» TASK DESCRIPTION: Repeat exactly the lines running from the first line of the data to the line containing "26, 26, 27]", both ends included, and nothing else; drop the pictures.

----

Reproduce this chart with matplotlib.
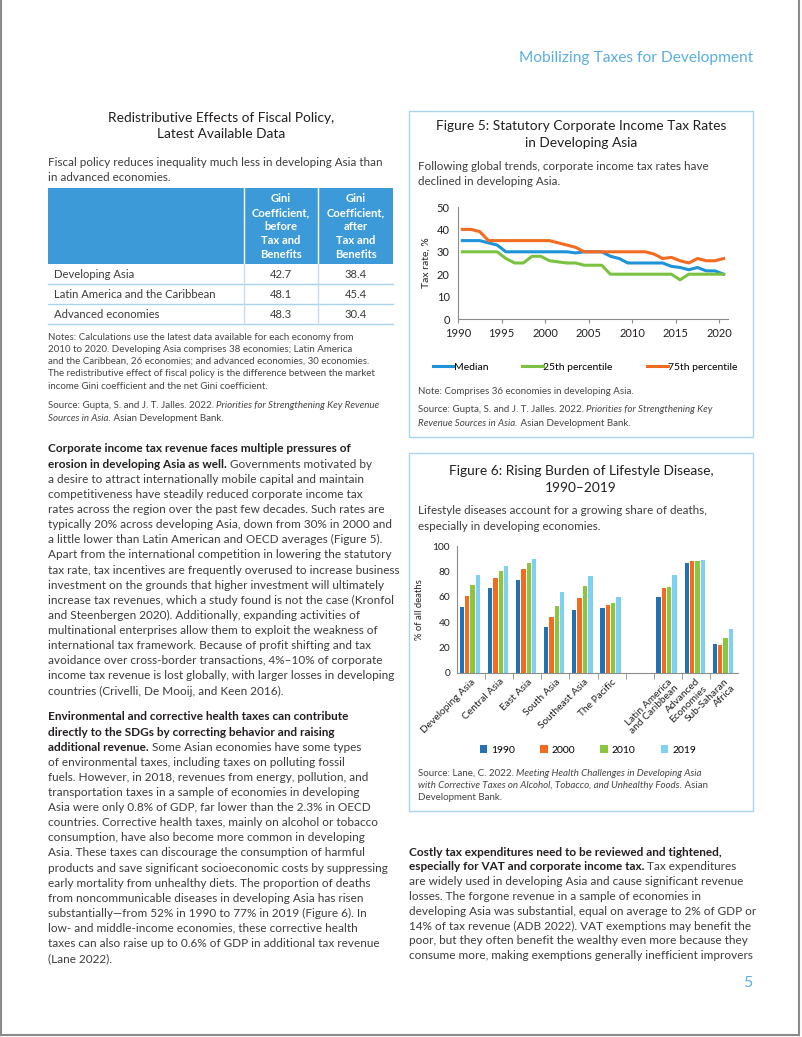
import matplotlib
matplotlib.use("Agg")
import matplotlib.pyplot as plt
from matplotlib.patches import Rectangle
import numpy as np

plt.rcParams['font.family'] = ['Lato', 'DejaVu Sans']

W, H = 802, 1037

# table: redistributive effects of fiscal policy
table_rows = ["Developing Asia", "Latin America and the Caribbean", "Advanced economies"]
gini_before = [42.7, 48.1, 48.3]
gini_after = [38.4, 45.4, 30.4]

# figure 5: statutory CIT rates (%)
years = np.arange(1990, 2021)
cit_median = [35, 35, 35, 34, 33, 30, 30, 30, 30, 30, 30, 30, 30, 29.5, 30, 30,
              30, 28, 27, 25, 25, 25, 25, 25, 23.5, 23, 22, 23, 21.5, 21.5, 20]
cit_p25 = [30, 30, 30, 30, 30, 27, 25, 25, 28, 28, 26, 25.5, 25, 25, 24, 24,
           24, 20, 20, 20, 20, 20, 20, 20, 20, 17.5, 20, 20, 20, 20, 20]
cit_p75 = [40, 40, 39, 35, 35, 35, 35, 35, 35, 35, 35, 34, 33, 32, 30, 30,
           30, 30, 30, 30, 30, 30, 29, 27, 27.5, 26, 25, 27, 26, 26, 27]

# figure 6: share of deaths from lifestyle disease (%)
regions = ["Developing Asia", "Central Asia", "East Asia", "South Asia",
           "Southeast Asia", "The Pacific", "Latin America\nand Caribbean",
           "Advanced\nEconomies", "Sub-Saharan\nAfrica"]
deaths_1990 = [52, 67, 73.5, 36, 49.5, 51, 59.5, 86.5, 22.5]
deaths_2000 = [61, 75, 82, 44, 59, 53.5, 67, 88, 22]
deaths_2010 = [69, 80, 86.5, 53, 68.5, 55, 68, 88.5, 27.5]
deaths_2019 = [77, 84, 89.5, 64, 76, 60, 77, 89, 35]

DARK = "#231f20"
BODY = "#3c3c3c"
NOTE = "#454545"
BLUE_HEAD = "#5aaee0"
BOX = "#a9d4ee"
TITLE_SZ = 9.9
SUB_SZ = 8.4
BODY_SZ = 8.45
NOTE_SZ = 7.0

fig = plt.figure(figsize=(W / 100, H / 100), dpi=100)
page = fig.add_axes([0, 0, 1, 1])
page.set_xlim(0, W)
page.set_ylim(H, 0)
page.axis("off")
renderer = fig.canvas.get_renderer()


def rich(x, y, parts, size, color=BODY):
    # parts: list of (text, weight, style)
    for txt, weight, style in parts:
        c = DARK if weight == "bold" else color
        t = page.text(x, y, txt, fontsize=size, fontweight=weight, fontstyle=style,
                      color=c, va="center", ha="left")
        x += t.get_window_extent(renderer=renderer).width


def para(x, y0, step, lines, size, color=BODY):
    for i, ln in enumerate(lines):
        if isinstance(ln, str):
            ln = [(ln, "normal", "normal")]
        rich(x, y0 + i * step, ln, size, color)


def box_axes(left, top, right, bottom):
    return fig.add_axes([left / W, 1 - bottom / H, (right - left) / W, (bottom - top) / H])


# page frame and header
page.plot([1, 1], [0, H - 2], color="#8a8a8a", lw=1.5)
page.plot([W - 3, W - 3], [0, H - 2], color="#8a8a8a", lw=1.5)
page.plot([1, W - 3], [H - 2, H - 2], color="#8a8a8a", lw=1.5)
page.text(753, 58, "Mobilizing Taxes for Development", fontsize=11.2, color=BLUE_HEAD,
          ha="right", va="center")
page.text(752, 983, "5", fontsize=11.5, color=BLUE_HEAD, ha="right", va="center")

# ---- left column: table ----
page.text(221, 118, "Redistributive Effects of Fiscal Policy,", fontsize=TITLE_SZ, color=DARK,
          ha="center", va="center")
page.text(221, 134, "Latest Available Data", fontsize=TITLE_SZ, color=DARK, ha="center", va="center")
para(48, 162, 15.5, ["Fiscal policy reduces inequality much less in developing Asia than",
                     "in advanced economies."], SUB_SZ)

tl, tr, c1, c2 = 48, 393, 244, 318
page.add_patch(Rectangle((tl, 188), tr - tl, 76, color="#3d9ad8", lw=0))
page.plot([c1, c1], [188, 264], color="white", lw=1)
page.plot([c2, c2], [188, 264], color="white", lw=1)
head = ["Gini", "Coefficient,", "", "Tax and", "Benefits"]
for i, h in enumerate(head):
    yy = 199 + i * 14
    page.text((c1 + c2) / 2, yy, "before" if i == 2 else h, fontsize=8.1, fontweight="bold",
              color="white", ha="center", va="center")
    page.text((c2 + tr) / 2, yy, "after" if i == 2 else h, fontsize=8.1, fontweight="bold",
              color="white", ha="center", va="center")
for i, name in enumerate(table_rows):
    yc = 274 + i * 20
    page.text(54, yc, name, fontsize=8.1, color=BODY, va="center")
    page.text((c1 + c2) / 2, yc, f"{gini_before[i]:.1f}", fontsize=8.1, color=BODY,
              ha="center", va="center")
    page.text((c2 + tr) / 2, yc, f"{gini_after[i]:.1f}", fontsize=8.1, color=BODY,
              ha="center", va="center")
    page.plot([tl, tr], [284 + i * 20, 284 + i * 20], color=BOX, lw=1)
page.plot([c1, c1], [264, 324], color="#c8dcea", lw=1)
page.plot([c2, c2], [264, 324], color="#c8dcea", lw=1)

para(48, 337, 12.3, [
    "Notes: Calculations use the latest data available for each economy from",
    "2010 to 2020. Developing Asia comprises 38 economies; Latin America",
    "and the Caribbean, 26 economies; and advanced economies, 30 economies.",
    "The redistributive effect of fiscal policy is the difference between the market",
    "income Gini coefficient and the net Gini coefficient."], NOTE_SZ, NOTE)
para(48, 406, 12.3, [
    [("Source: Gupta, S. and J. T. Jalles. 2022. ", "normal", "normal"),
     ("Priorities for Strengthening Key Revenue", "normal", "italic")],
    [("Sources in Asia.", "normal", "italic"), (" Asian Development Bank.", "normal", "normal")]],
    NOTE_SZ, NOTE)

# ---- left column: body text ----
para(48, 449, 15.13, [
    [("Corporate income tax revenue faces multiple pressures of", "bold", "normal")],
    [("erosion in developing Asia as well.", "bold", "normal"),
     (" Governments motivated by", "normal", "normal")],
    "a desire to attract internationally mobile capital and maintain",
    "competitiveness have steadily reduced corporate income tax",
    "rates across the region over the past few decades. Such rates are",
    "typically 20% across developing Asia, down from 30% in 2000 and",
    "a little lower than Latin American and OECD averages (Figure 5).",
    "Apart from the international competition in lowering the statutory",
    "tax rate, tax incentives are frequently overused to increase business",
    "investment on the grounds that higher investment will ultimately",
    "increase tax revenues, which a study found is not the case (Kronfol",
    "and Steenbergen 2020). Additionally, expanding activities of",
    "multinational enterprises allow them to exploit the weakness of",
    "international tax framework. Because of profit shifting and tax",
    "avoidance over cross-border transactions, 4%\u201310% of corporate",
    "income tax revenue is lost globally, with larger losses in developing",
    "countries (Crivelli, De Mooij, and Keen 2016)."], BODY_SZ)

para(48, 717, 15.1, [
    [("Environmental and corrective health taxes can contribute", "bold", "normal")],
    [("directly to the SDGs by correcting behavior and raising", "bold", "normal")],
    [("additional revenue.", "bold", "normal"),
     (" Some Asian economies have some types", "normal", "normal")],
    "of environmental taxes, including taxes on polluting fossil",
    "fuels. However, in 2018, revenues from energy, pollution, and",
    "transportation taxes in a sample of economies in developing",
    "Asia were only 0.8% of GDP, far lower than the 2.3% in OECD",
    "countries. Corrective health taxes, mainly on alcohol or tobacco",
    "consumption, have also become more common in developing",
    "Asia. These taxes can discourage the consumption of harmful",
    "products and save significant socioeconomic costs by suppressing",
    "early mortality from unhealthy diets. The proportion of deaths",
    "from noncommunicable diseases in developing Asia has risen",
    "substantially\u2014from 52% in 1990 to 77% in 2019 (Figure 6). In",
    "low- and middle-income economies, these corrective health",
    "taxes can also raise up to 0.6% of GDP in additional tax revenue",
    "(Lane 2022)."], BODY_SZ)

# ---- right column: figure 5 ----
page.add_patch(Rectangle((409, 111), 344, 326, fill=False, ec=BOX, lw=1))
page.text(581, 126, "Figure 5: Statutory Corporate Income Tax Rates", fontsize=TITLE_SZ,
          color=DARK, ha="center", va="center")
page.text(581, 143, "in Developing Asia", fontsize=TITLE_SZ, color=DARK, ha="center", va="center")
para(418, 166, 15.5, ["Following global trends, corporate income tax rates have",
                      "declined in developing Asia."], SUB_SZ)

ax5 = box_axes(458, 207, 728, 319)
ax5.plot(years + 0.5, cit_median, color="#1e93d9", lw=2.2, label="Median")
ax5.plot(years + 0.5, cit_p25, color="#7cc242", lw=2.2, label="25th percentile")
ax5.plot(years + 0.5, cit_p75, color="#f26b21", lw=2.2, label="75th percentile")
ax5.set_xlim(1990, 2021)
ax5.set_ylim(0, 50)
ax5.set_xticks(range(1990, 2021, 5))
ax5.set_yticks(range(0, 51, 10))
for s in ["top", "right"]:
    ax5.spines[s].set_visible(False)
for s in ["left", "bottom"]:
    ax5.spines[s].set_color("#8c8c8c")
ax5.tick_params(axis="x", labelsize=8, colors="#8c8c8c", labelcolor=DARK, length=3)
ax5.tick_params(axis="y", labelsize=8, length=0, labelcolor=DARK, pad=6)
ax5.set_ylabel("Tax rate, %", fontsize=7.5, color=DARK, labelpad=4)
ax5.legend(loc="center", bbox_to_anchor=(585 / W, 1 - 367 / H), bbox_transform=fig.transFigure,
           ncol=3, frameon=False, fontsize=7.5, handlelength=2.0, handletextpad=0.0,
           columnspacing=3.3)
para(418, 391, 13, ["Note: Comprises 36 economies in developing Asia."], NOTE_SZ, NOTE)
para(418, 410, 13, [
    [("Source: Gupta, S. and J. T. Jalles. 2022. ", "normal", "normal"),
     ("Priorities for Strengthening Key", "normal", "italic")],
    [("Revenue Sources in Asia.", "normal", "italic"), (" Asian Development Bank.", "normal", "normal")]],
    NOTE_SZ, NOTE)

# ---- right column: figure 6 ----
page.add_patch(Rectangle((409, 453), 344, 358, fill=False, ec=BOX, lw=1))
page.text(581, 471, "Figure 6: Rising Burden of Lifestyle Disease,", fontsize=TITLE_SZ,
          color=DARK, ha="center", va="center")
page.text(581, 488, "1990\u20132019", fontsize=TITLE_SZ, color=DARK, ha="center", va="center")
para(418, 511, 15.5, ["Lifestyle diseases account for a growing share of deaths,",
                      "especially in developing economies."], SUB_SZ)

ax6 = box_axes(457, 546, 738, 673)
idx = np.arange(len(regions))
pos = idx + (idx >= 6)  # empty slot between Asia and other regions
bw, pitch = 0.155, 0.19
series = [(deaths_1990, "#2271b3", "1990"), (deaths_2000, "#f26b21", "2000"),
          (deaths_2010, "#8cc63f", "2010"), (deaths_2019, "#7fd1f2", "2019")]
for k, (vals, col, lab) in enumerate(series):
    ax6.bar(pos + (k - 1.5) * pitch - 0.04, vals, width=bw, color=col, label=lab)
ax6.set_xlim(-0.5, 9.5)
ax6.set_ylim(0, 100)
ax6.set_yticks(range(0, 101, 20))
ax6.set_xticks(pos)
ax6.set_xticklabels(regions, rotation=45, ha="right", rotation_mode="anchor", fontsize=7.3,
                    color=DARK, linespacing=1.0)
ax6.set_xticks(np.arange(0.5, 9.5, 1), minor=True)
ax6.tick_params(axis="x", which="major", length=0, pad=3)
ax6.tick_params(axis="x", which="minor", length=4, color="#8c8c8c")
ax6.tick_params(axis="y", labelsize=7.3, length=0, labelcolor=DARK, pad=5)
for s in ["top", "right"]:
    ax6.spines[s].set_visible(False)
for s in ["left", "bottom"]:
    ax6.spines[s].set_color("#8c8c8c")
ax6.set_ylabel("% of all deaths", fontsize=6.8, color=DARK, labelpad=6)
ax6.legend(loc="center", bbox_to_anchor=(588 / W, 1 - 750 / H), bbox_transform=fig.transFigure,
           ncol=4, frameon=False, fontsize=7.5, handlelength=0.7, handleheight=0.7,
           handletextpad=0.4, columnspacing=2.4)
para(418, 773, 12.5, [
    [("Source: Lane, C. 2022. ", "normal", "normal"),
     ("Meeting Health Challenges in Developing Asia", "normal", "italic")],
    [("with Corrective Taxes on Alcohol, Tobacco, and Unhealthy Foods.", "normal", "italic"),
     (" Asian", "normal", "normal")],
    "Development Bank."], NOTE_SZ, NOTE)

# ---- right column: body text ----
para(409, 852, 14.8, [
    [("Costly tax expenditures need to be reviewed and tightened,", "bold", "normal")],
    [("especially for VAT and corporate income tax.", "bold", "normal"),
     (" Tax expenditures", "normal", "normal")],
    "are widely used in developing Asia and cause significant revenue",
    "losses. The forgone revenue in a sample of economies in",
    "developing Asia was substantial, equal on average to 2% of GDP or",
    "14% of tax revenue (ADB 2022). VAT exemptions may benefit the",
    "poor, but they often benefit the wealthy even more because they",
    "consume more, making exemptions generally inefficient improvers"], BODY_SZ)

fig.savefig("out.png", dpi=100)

----

» THE SOLUTION:
Reproduce this chart with matplotlib.
import matplotlib
matplotlib.use("Agg")
import matplotlib.pyplot as plt
from matplotlib.patches import Rectangle
import numpy as np

plt.rcParams['font.family'] = ['Lato', 'DejaVu Sans']

W, H = 802, 1037

# table: redistributive effects of fiscal policy
table_rows = ["Developing Asia", "Latin America and the Caribbean", "Advanced economies"]
gini_before = [42.7, 48.1, 48.3]
gini_after = [38.4, 45.4, 30.4]

# figure 5: statutory CIT rates (%)
years = np.arange(1990, 2021)
cit_median = [35, 35, 35, 34, 33, 30, 30, 30, 30, 30, 30, 30, 30, 29.5, 30, 30,
              30, 28, 27, 25, 25, 25, 25, 25, 23.5, 23, 22, 23, 21.5, 21.5, 20]
cit_p25 = [30, 30, 30, 30, 30, 27, 25, 25, 28, 28, 26, 25.5, 25, 25, 24, 24,
           24, 20, 20, 20, 20, 20, 20, 20, 20, 17.5, 20, 20, 20, 20, 20]
cit_p75 = [40, 40, 39, 35, 35, 35, 35, 35, 35, 35, 35, 34, 33, 32, 30, 30,
           30, 30, 30, 30, 30, 30, 29, 27, 27.5, 26, 25, 27, 26, 26, 27]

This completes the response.